'Besharam is so unbelievably sloppy and senseless, not even the best actors in the business can redeem it no matter how hard they try.'
Sukanya Verma pronounces her judgement on the Ranbir Kapoor-starrer.
“Just wanted to demonstrate my talent,” explains a sheepish Ranbir Kapoor to Javed Jaffrey during the climax of Besharam.
Though said in a separate context, it sounds like an apology at that point. You see, after sitting through the entire course of Abhinav Kashyap’s hideous new film, it’s only fair to expect one.
The director of the predictable but entertaining Dabangg opts for yet another hackneyed plot about the proverbial misguided but golden-hearted orphan cum car thief and his decision to turn a new leaf after he falls in love.
Only Besharam, with its tedious soundtrack (brace yourself for a song after every few minutes) and low-cost disposition, is so unbelievably sloppy and senseless, not even the best actors in the business can redeem it no matter how hard they try. And try they do, hard, too hard.
If Dabangg benefitted from Salman Khan’s effusive charisma, trippy treatment, Sonakshi Sinha’s piquant presence and a swashbuckling background score, Besharam relies on Kapoors – Ranbir, Rishi and Neetu to do miracles without any of the crisply penned lines or a witty screenplay at their disposal.
Instead the Kapoor men embarrass themselves in moments of groan-inducing toilet humour – the elder one relieves his constipated tummy through a blare of faecal evacuations, the younger lad prefers to pee in a mustard field to the sound of Dilwale Dulhania Le Jayenge’s Tujhe Dekha. (The song pops up again to inject a flat comic interlude involving a romantic dog chase).

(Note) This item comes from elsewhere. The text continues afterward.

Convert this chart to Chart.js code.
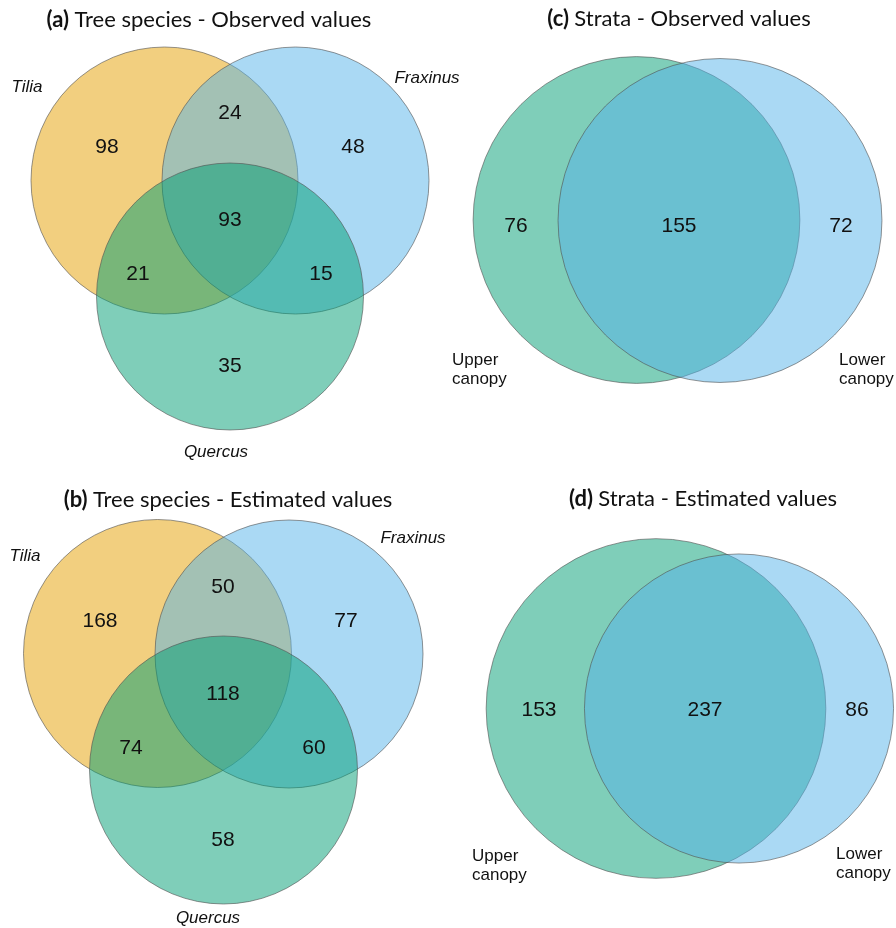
<!DOCTYPE html>
<html>
<head>
<meta charset="utf-8">
<script src="https://cdn.jsdelivr.net/npm/chart.js@4"></script>
<style>
  html, body { margin: 0; padding: 0; background: #fff; }
  #wrap { position: relative; width: 896px; height: 928px; }
</style>
</head>
<body>
<div id="wrap"><canvas id="venn"></canvas></div>
<script>
// panel headings
var panelTags = ['(a)', '(b)', '(c)', '(d)'];
var panelTitles = ['Tree species - Observed values', 'Tree species - Estimated values',
                   'Strata - Observed values', 'Strata - Estimated values'];

// set names
var speciesNames = ['Tilia', 'Fraxinus', 'Quercus'];
var strataNames = [['Upper', 'canopy'], ['Lower', 'canopy']];

// region counts: Tilia only, Fraxinus only, Quercus only, T+F, T+Q, F+Q, all three
var speciesObserved = [98, 48, 35, 24, 21, 15, 93];
var speciesEstimated = [168, 77, 58, 50, 74, 60, 118];

// region counts: upper only, lower only, both
var strataObserved = [76, 72, 155];
var strataEstimated = [153, 86, 237];

// ---- layout (canvas pixels) ----
var titlePos = [[209, 27], [228, 507], [679, 26], [703, 506]];

// three-set panels: circle centres, shared radius, centre of the triple region
var triLayout = [
  { circles: [[164.5, 180.5], [295.5, 180.5], [230, 296.5]], r: 133.5, mid: [230, 220],
    names: [[27, 87], [427, 78], [216, 452]] },
  { circles: [[157.5, 653.5], [289, 654], [223.5, 770]], r: 134, mid: [223, 694],
    names: [[25, 556], [413, 538], [208, 918]] }
];
var triOffsets = [[-123, -73], [123, -73], [0, 146], [0, -107], [-92, 54], [91, 54], [0, 0]];

// two-set panels: circle radius follows sqrt(set size) * k
// label x: upper only, lower only, both
var duoLayout = [
  { circles: [[636.5, 220], [720, 220.5]], k: 10.75, labels: [516, 841, 679], y: 226,
    names: [[452, 360], [839, 360]] },
  { circles: [[656, 708.5], [739, 708.5]], k: 8.6, labels: [539, 857, 705], y: 710,
    names: [[472, 856], [836, 854]] }
];

var orange = 'rgba(230,159,0,0.5)';
var blue = 'rgba(86,180,233,0.5)';
var green = 'rgba(0,158,115,0.5)';
var edge = 'rgba(80,80,80,0.6)';

var speciesCounts = [speciesObserved, speciesEstimated];
var strataCounts = [strataObserved, strataEstimated];

var datasets = [];
triLayout.forEach(function (p) {
  datasets.push({
    data: p.circles.map(function (c) { return { x: c[0], y: c[1], r: p.r }; }),
    backgroundColor: [orange, blue, green],
    borderColor: edge,
    borderWidth: 1,
    clip: false
  });
});
duoLayout.forEach(function (p, i) {
  var v = strataCounts[i];
  var sizes = [v[0] + v[2], v[1] + v[2]];
  datasets.push({
    data: p.circles.map(function (c, j) { return { x: c[0], y: c[1], r: p.k * Math.sqrt(sizes[j]) }; }),
    backgroundColor: [green, blue],
    borderColor: edge,
    borderWidth: 1,
    clip: false
  });
});

var vennText = {
  id: 'vennText',
  afterDatasetsDraw: function (chart) {
    var ctx = chart.ctx, sx = chart.scales.x, sy = chart.scales.y;
    function px(x) { return sx.getPixelForValue(x); }
    function py(y) { return sy.getPixelForValue(y); }
    ctx.save();
    ctx.fillStyle = '#111';
    ctx.textBaseline = 'middle';

    // region counts
    ctx.font = '21px "Liberation Sans", Arial, sans-serif';
    ctx.textAlign = 'center';
    triLayout.forEach(function (p, i) {
      speciesCounts[i].forEach(function (n, j) {
        ctx.fillText(String(n), px(p.mid[0] + triOffsets[j][0]), py(p.mid[1] + triOffsets[j][1]));
      });
    });
    duoLayout.forEach(function (p, i) {
      strataCounts[i].forEach(function (n, j) {
        ctx.fillText(String(n), px(p.labels[j]), py(p.y));
      });
    });

    // set names
    ctx.font = 'italic 17px "Liberation Sans", Arial, sans-serif';
    triLayout.forEach(function (p) {
      speciesNames.forEach(function (s, j) {
        ctx.fillText(s, px(p.names[j][0]), py(p.names[j][1]));
      });
    });
    ctx.font = '17px "Liberation Sans", Arial, sans-serif';
    ctx.textAlign = 'left';
    duoLayout.forEach(function (p) {
      strataNames.forEach(function (lines, j) {
        lines.forEach(function (t, k) {
          ctx.fillText(t, px(p.names[j][0]), py(p.names[j][1] + k * 19));
        });
      });
    });

    // headings: bold tag + regular text, centred
    ctx.textBaseline = 'alphabetic';
    panelTags.forEach(function (tag, i) {
      var bold = 'bold 22px Lato, "Open Sans", sans-serif';
      var reg = '22px Lato, "Open Sans", sans-serif';
      ctx.font = bold;
      var w1 = ctx.measureText(tag + ' ').width;
      ctx.font = reg;
      var w2 = ctx.measureText(panelTitles[i]).width;
      var x0 = px(titlePos[i][0]) - (w1 + w2) / 2, y0 = py(titlePos[i][1]);
      ctx.font = bold;
      ctx.fillText(tag + ' ', x0, y0);
      ctx.font = reg;
      ctx.fillText(panelTitles[i], x0 + w1, y0);
    });
    ctx.restore();
  }
};

new Chart(document.getElementById('venn'), {
  type: 'bubble',
  data: { datasets: datasets },
  options: {
    responsive: true,
    maintainAspectRatio: false,
    animation: false,
    events: [],
    layout: { padding: 0, autoPadding: false },
    scales: {
      x: { type: 'linear', min: 0, max: 896, display: false },
      y: { type: 'linear', min: 0, max: 928, reverse: true, display: false }
    },
    plugins: { legend: { display: false }, tooltip: { enabled: false } }
  },
  plugins: [vennText]
});
</script>
</body>
</html>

Only five-year olds may find such gags funny but Besharam, with all its lewd innuendoes and crude gesturing, isn’t children friendly from any angle. Pray, what’s amusing about a girl saying “Rape kar diya mera toh?” The problem is the insouciance with which it finds mention in Kashyap's second directorial venture.
It’s like the whole point behind this movie is to emphasise on Ranbir’s
I’ve never held back in applauding the talent of Ranbir Kapoor. He’s one of the most exciting artists of this generation. But whether he likes it or not, his viewer now expects a certain credibility from his choices. I don’t know what connected him to this script but Besharam seems like a terrible miscalculation.
And this is not some squeamish grievance just because the film maintains an over-the-top, loutish tone. RK has earlier done physical comedy (Ajab Prem Ki Ghazab Kahani) and played the uncouth bloke adopting an in-your-face approach to woo the girl (Rockstar) but his character was substantiated with enough heft and humour.
Here his Babli (that’s his name and, exactly, no one laughed) who dresses up like an atrocious combination of Govinda (think Dulhe Raja), Mithun Chakravarthy (think 80s) and Chunky Pandey’s (think all the time) garish wardrobe is just a wayward jerk who dares to presume he can endear you with his obscene antics.
Ranbir’s performance is adequately uninhibited and, admittedly, modelled around Mike Myers' Austin Powers. But he fails to make us care forget root for Babli or warm up to his Besharmi. Of his parents, playing a husband-wife pair of bantering, crooked Delhi cops, Neetu Kapoor is distressingly raucous while tubby hubby Rishi Kapoor takes off on Sunny Deol’s roaring frenzy in a scene that seems to have slipped out of Rohit Shetty’s imagination.
And leading lady Pallavi Sharda’s stiff screen presence coupled with her nearly violent dancing skills highlight her insufficiencies in a magnified view. Her performance is insipid to the extent you’re likely to notice the absolute trivial. (Like who fries tomatoes before onions?)
Meanwhile, the usually dependable Javed Jaffrey plays a costume-y villain with the attention span of a man who has better things to do.
And if you do too, spare yourself from this shame of a movie.